DATA EXCERPTS start

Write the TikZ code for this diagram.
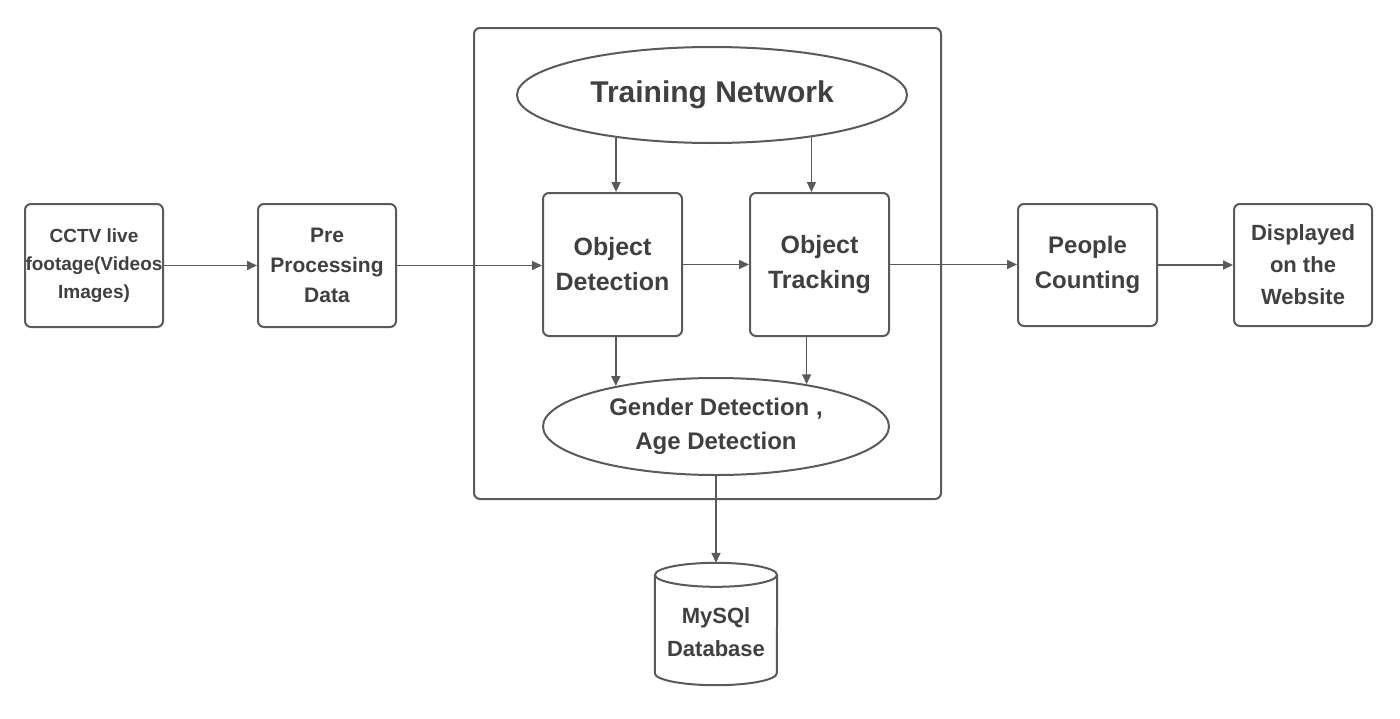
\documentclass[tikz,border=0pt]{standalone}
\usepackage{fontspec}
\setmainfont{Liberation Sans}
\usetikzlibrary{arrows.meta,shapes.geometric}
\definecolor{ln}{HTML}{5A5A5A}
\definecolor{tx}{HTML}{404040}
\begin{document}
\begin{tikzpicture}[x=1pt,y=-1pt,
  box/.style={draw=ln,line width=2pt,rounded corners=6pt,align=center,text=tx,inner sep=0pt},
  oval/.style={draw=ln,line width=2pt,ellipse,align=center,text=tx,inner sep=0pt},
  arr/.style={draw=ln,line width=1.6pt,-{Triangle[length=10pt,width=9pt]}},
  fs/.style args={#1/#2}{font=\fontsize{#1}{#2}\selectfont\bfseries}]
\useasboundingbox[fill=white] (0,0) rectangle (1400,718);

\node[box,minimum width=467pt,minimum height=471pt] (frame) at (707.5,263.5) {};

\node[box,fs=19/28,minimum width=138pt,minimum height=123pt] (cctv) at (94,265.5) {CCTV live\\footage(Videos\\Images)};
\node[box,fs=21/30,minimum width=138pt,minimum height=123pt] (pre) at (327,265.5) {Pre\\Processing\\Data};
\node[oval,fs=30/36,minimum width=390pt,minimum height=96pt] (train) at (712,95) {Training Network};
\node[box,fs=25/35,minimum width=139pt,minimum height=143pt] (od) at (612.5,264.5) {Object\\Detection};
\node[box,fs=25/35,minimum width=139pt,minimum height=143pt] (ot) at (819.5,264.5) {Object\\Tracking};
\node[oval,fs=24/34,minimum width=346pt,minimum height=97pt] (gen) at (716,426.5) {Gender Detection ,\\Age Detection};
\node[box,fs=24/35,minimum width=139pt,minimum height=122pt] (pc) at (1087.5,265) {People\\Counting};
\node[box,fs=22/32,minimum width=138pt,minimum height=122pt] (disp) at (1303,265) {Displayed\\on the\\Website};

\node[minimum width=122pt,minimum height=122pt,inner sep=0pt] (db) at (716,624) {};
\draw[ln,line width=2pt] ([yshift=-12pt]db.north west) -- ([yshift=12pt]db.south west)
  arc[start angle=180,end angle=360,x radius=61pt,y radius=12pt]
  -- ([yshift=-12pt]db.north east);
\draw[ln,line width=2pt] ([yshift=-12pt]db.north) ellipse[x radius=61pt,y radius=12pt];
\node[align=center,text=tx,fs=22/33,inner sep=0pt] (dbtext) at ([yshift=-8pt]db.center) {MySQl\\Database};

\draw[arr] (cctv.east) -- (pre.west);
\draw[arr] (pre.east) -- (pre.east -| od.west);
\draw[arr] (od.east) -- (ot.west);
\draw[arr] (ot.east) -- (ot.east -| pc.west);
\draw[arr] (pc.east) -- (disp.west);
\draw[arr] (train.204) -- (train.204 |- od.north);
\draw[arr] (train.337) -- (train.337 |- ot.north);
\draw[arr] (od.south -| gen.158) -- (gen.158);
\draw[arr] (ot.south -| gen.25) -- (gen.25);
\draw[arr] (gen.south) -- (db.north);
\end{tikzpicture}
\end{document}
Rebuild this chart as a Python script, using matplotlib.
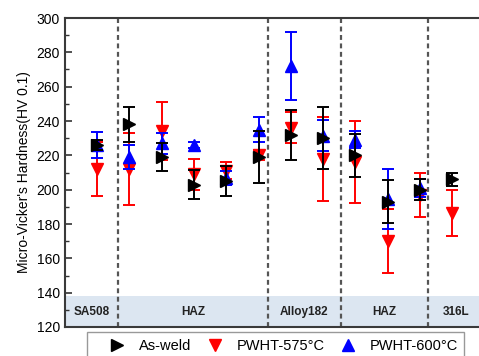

DATA EXCERPTS end

# WHAT IS REQUIRED:
Print all of the entries word for word. Omit the pictures they contain.

# ANSWER FOR THIS EXERCISE:
Write the TikZ code for this diagram.
\documentclass[tikz,border=0pt]{standalone}
\usepackage{fontspec}
\setmainfont{Liberation Sans}
\usetikzlibrary{arrows.meta,shapes.geometric}
\definecolor{ln}{HTML}{5A5A5A}
\definecolor{tx}{HTML}{404040}
\begin{document}
\begin{tikzpicture}[x=1pt,y=-1pt,
  box/.style={draw=ln,line width=2pt,rounded corners=6pt,align=center,text=tx,inner sep=0pt},
  oval/.style={draw=ln,line width=2pt,ellipse,align=center,text=tx,inner sep=0pt},
  arr/.style={draw=ln,line width=1.6pt,-{Triangle[length=10pt,width=9pt]}},
  fs/.style args={#1/#2}{font=\fontsize{#1}{#2}\selectfont\bfseries}]
\useasboundingbox[fill=white] (0,0) rectangle (1400,718);

\node[box,minimum width=467pt,minimum height=471pt] (frame) at (707.5,263.5) {};

\node[box,fs=19/28,minimum width=138pt,minimum height=123pt] (cctv) at (94,265.5) {CCTV live\\footage(Videos\\Images)};
\node[box,fs=21/30,minimum width=138pt,minimum height=123pt] (pre) at (327,265.5) {Pre\\Processing\\Data};
\node[oval,fs=30/36,minimum width=390pt,minimum height=96pt] (train) at (712,95) {Training Network};
\node[box,fs=25/35,minimum width=139pt,minimum height=143pt] (od) at (612.5,264.5) {Object\\Detection};
\node[box,fs=25/35,minimum width=139pt,minimum height=143pt] (ot) at (819.5,264.5) {Object\\Tracking};
\node[oval,fs=24/34,minimum width=346pt,minimum height=97pt] (gen) at (716,426.5) {Gender Detection ,\\Age Detection};
\node[box,fs=24/35,minimum width=139pt,minimum height=122pt] (pc) at (1087.5,265) {People\\Counting};
\node[box,fs=22/32,minimum width=138pt,minimum height=122pt] (disp) at (1303,265) {Displayed\\on the\\Website};

\node[minimum width=122pt,minimum height=122pt,inner sep=0pt] (db) at (716,624) {};
\draw[ln,line width=2pt] ([yshift=-12pt]db.north west) -- ([yshift=12pt]db.south west)
  arc[start angle=180,end angle=360,x radius=61pt,y radius=12pt]
  -- ([yshift=-12pt]db.north east);
\draw[ln,line width=2pt] ([yshift=-12pt]db.north) ellipse[x radius=61pt,y radius=12pt];
\node[align=center,text=tx,fs=22/33,inner sep=0pt] (dbtext) at ([yshift=-8pt]db.center) {MySQl\\Database};

\draw[arr] (cctv.east) -- (pre.west);
\draw[arr] (pre.east) -- (pre.east -| od.west);
\draw[arr] (od.east) -- (ot.west);
\draw[arr] (ot.east) -- (ot.east -| pc.west);
\draw[arr] (pc.east) -- (disp.west);
\draw[arr] (train.204) -- (train.204 |- od.north);
\draw[arr] (train.337) -- (train.337 |- ot.north);
\draw[arr] (od.south -| gen.158) -- (gen.158);
\draw[arr] (ot.south -| gen.25) -- (gen.25);
\draw[arr] (gen.south) -- (db.north);
\end{tikzpicture}
\end{document}
Rebuild this chart as a Python script, using matplotlib.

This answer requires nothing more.